これらの要素を組み合わせたシステムアーキテクチャの設計には、マイクロサービスアーキテクチャやクラウドネイティブなアプローチが有効となる場合があります。各機能を独立したサービスとして開発することで、システムの柔軟性やスケーラビリティを高めることができます。
国内外のトレンドと今後の展望
国内外の物流業界では、大手EC事業者や物流事業者が、自社倉庫や配送拠点で音声認識や画像認識技術の導入を進めています。特に、ピッキング作業におけるボイスピッキングシステムは広く普及しており、近年はAIを活用した認識精度向上や、多言語対応、エッジAI化の動きが見られます。画像認識においては、製品の多様化に対応するための汎用性の高いモデル開発や、高速移動する対象物への対応、ロボットアームとの連携による完全自動化に向けた研究開発が進んでいます。
また、物流におけるデータ標準化の議論も活発化しており、認識データや作業データを標準的な形式でやり取りするための枠組みが整備されることで、異なるベンダーのシステム間での連携が容易になることが期待されます。
音声認識・画像認識技術は、物流現場の省力化・高精度化に大きく貢献する基盤技術です。

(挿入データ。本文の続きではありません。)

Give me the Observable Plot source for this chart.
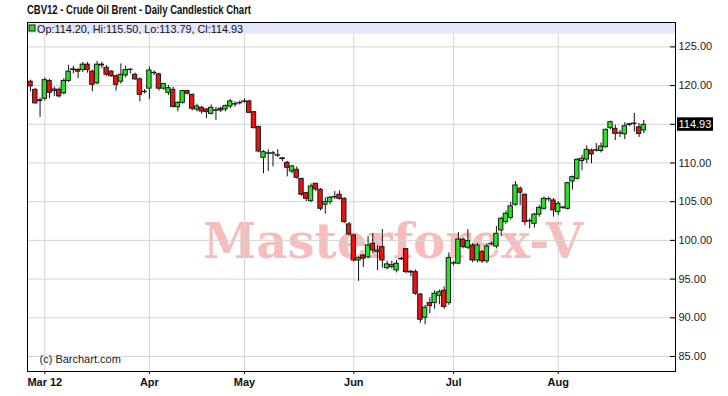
<!DOCTYPE html>
<html>
<head>
<meta charset="utf-8">
<script src="https://cdn.jsdelivr.net/npm/d3@7"></script>
<script src="https://cdn.jsdelivr.net/npm/@observablehq/plot@0.6"></script>
<style>
html, body { margin: 0; padding: 0; background: #fff; }
svg { display: block; }
</style>
</head>
<body>
<div id="chart"></div>
<script>
// ---- text ----
const title = "CBV12 - Crude Oil Brent - Daily Candlestick Chart";
const legendText = "Op:114.20, Hi:115.50, Lo:113.79, Cl:114.93";
const watermark = "Masterforex-V";
const credit = "(c) Barchart.com";

// ---- data: trading-day index of first candle (0 = first session of March 2012) ----
const firstIndex = -3;
const open = [
  120.5,119.45,118.0,118.3,120.6,119.3,119.45,119.0,120.6,122.0,
  122.0,122.0,122.7,121.8,120.3,122.6,122.3,121.8,121.2,120.5,
  121.3,122.0,121.4,120.8,119.15,119.6,121.6,121.45,119.6,119.07,
  119.45,117.2,117.77,119.28,118.8,116.9,117.13,116.91,116.35,116.8,
  117.0,116.91,117.3,117.6,117.7,117.9,117.95,116.57,114.67,110.67,
  111.2,111.2,110.95,110.6,110.02,108.9,109.12,107.95,106.1,105.07,
  107.31,106.54,104.6,104.94,105.55,105.9,105.37,102.06,100.64,97.4,
  98.05,97.8,99.56,98.5,99.13,96.4,96.55,96.12,97.6,98.87,
  95.95,95.9,93.0,90.0,91.9,91.9,92.85,93.5,91.9,97.0,
  97.0,100.1,99.05,99.34,97.41,98.48,97.3,99.5,99.2,101.28,
  102.36,102.9,104.6,106.67,105.9,102.5,102.14,103.33,104.08,105.3,
  105.16,103.65,104.2,104.08,107.6,107.96,110.24,110.45,111.61,111.6,
  111.55,112.04,114.5,114.41,113.8,113.7,114.9,115.1,114.6,114.20
];
const high = [
  120.7,119.6,118.4,121.0,120.8,119.8,119.7,120.9,122.6,122.5,
  122.2,123.0,123.0,122.0,123.1,123.0,122.6,121.9,121.4,122.8,
  122.5,122.2,121.6,121.0,119.5,122.4,121.9,121.6,120.3,120.0,
  119.8,117.9,119.4,119.4,118.9,117.6,117.3,117.0,117.5,117.2,
  117.2,117.5,118.2,117.9,118.0,118.3,118.1,116.6,114.7,111.6,
  111.7,111.5,111.7,110.7,110.2,109.7,109.5,108.0,106.2,107.3,
  107.4,106.7,105.5,105.7,106.3,106.4,105.5,102.3,100.8,97.9,
  98.2,100.5,100.9,99.3,101.4,97.3,97.3,97.4,97.8,98.9,
  96.1,96.2,93.1,91.6,92.6,93.5,93.6,94.0,98.4,97.3,
  101.0,100.3,101.4,99.6,99.6,98.7,99.5,99.8,101.8,103.0,
  103.8,104.9,107.6,106.9,106.0,102.8,103.5,104.5,105.6,105.6,
  105.4,105.0,104.4,107.5,108.3,110.6,111.0,112.2,111.8,112.5,
  112.6,114.4,115.4,114.9,114.2,115.2,115.1,116.4,115.1,115.50
];
const low = [
  119.2,117.6,115.9,118.0,118.3,118.6,118.4,118.8,120.4,121.5,
  120.9,121.7,121.6,119.2,120.1,122.2,121.2,121.1,119.3,120.2,
  121.0,121.5,120.7,117.9,118.9,118.2,121.3,119.3,119.4,118.7,
  117.1,116.6,117.6,118.8,116.7,116.6,116.3,115.7,116.2,115.5,
  116.5,116.6,117.0,117.2,117.5,117.7,116.4,114.4,111.3,108.6,
  108.9,109.5,110.7,110.2,108.2,108.6,107.9,105.7,105.0,104.9,
  106.3,103.8,103.4,104.6,105.3,105.2,102.2,100.6,97.2,94.7,
  96.5,97.6,98.3,96.1,96.4,96.2,96.3,95.8,97.4,95.7,
  95.3,92.9,89.3,89.1,90.5,91.1,91.7,91.1,91.6,96.7,
  96.9,98.9,98.8,97.1,97.1,97.0,97.0,99.3,98.9,100.5,
  102.1,102.6,104.4,104.5,101.9,101.5,101.6,103.0,103.9,105.0,
  103.0,103.2,104.0,103.9,106.5,107.8,109.0,109.9,109.9,111.4,
  111.3,111.9,114.3,112.9,113.3,113.0,114.7,114.0,113.3,113.79
];
const close = [
  119.9,117.7,118.1,120.7,119.05,119.5,118.6,120.6,121.8,122.1,
  121.8,122.7,122.0,120.1,122.7,122.7,121.4,121.2,120.1,121.4,
  122.0,122.05,120.8,118.8,119.2,121.95,121.65,119.6,120.2,119.67,
  117.25,117.77,119.28,118.94,117.0,117.3,116.65,116.57,117.13,116.75,
  116.78,117.34,117.95,117.55,117.75,117.95,116.48,114.5,111.49,111.4,
  111.25,111.25,111.0,110.5,109.38,109.55,108.09,105.9,105.37,106.97,
  106.58,104.08,104.94,105.5,105.6,105.37,102.36,100.76,97.41,97.7,
  97.62,99.35,98.7,98.7,97.41,96.9,96.8,96.98,97.55,95.9,
  95.85,93.11,89.75,91.3,91.5,93.11,93.3,91.4,97.7,97.05,
  100.1,99.13,99.9,97.41,99.34,97.3,99.2,99.56,100.85,102.79,
  103.44,104.4,107.1,106.15,102.36,102.45,103.33,104.2,105.37,105.35,
  103.87,104.72,104.25,107.39,108.17,110.41,110.54,111.7,111.1,111.65,
  112.13,114.28,115.27,113.77,113.85,114.75,115.0,115.05,113.75,114.93
];

// ---- axes ----
const monthTicks = [0, 22, 42, 65, 86, 108];
const monthLabels = ["Mar 12", "Apr", "May", "Jun", "Jul", "Aug"];
const priceTicks = [85, 90, 95, 100, 105, 110, 115, 120, 125];
const lastPrice = close[close.length - 1];

const xDomain = [-3.64, 132.67];
const yDomain = [83.06, 128.15];

const UP = "#22e622", DOWN = "#ec1010";

const candles = open.map((o, k) => ({
  i: k + firstIndex, o, h: high[k], l: low[k], c: close[k]
}));
const labelOf = new Map(monthTicks.map((t, k) => [t, monthLabels[k]]));

const W = 728, H = 396;
const mL = 27, mR = 53, mT = 22, mB = 25;
const halfBody = 0.46;
const tickLen = 5 * (xDomain[1] - xDomain[0]) / (W - mL - mR);
const SANS = "'Liberation Sans', Arial, sans-serif";

// background: watermark
function watermarkMark(index, scales, values, dim) {
  const g = d3.create("svg:g");
  g.append("text")
    .attr("x", dim.marginLeft + 176)
    .attr("y", dim.marginTop + 236)
    .attr("text-anchor", "start")
    .attr("textLength", 380)
    .attr("lengthAdjust", "spacingAndGlyphs")
    .attr("font-family", "'DejaVu Serif', 'Liberation Serif', serif")
    .attr("font-weight", "bold")
    .attr("font-size", 49)
    .attr("fill", "#f9bcbc")
    .text(watermark);
  return g.node();
}

// top legend band, title
function headerMark(index, scales, values, dim) {
  const g = d3.create("svg:g").attr("text-anchor", "start");
  const x0 = dim.marginLeft, x1 = dim.width - dim.marginRight;
  g.append("rect").attr("x", x0).attr("y", dim.marginTop)
    .attr("width", x1 - x0).attr("height", 11.5).attr("fill", "#e4e4fa");
  g.append("rect").attr("x", x0 + 2).attr("y", dim.marginTop + 3)
    .attr("width", 6).attr("height", 6)
    .attr("fill", UP).attr("stroke", "#1a1a1a").attr("stroke-width", 1);
  g.append("text").attr("x", x0 + 10).attr("y", dim.marginTop + 10.5)
    .attr("text-anchor", "start")
    .attr("font-family", SANS)
    .attr("font-size", 11).attr("fill", "#111")
    .attr("textLength", 206).attr("lengthAdjust", "spacingAndGlyphs")
    .text(legendText);
  g.append("text").attr("x", x0).attr("y", 14)
    .attr("text-anchor", "start")
    .attr("font-family", SANS)
    .attr("font-weight", "bold")
    .attr("font-size", 12.5).attr("fill", "#111")
    .attr("textLength", 224).attr("lengthAdjust", "spacingAndGlyphs")
    .text(title);
  return g.node();
}

// last-price box on right axis
function priceBoxMark(index, scales, values, dim) {
  const g = d3.create("svg:g");
  const y = scales.y(lastPrice);
  const x = dim.width - dim.marginRight + 2;
  g.append("rect").attr("x", x).attr("y", y - 7)
    .attr("width", 36).attr("height", 13.5).attr("fill", "#000");
  g.append("text").attr("x", x + 1.5).attr("y", y + 4)
    .attr("text-anchor", "start")
    .attr("font-family", SANS)
    .attr("font-size", 11).attr("fill", "#fff")
    .text(lastPrice.toFixed(2));
  return g.node();
}

const chart = Plot.plot({
  width: W, height: H,
  marginLeft: mL, marginRight: mR, marginTop: mT, marginBottom: mB,
  x: { type: "linear", domain: xDomain, axis: null, label: null },
  y: { type: "linear", domain: yDomain, axis: null, label: null },
  style: { fontFamily: SANS, fontSize: "11px", background: "#fff", overflow: "visible" },
  marks: [
    watermarkMark,
    Plot.ruleY(priceTicks, { stroke: "#d4d4d4", strokeWidth: 1 }),
    Plot.ruleX(monthTicks, { stroke: "#d4d4d4", strokeWidth: 1 }),
    headerMark,
    Plot.text([credit], {
      frameAnchor: "bottom-left", dx: 12, dy: -12.5,
      textAnchor: "start", lineAnchor: "middle",
      fontSize: 11, fill: "#222"
    }),
    // wicks
    Plot.ruleX(candles, { x: "i", y1: "l", y2: "h", stroke: "#111", strokeWidth: 1 }),
    // bodies
    Plot.rect(candles, {
      x1: d => d.i - halfBody, x2: d => d.i + halfBody,
      y1: "o", y2: "c",
      fill: d => (d.c >= d.o ? UP : DOWN),
      stroke: "#1a1a1a", strokeWidth: 1
    }),
    Plot.frame({ stroke: "#000", strokeWidth: 1 }),
    // inner ticks on the right edge
    Plot.ruleY(priceTicks, { x1: xDomain[1] - tickLen, x2: xDomain[1], stroke: "#000" }),
    Plot.axisY(priceTicks.filter(v => v !== 115), {
      anchor: "right", tickSize: 0, tickPadding: 3, label: null,
      tickFormat: d => d.toFixed(2), fontSize: 11, fill: "#222"
    }),
    priceBoxMark,
    Plot.axisX(monthTicks, {
      anchor: "bottom", tickSize: 3, tickPadding: 4, label: null,
      tickFormat: d => labelOf.get(d),
      fontWeight: "bold", fontSize: 11, fill: "#111"
    })
  ]
});

document.getElementById("chart").appendChild(chart);
</script>
</body>
</html>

実装にあたっては、現場のリアルな課題を理解し、技術的な挑戦(認識精度、リアルタイム性、環境適応力)を克服するための深いエンジニアリング知識が求められます。今後、これらの技術がさらに進化し、他の技術(ロボティクス、IoT、5Gなど)との連携が深化することで、物流現場はよりインテリジェントで自律的なシステムへと変革していくことでしょう。エンジニアリングの力で、この進化を加速させていくことが期待されています。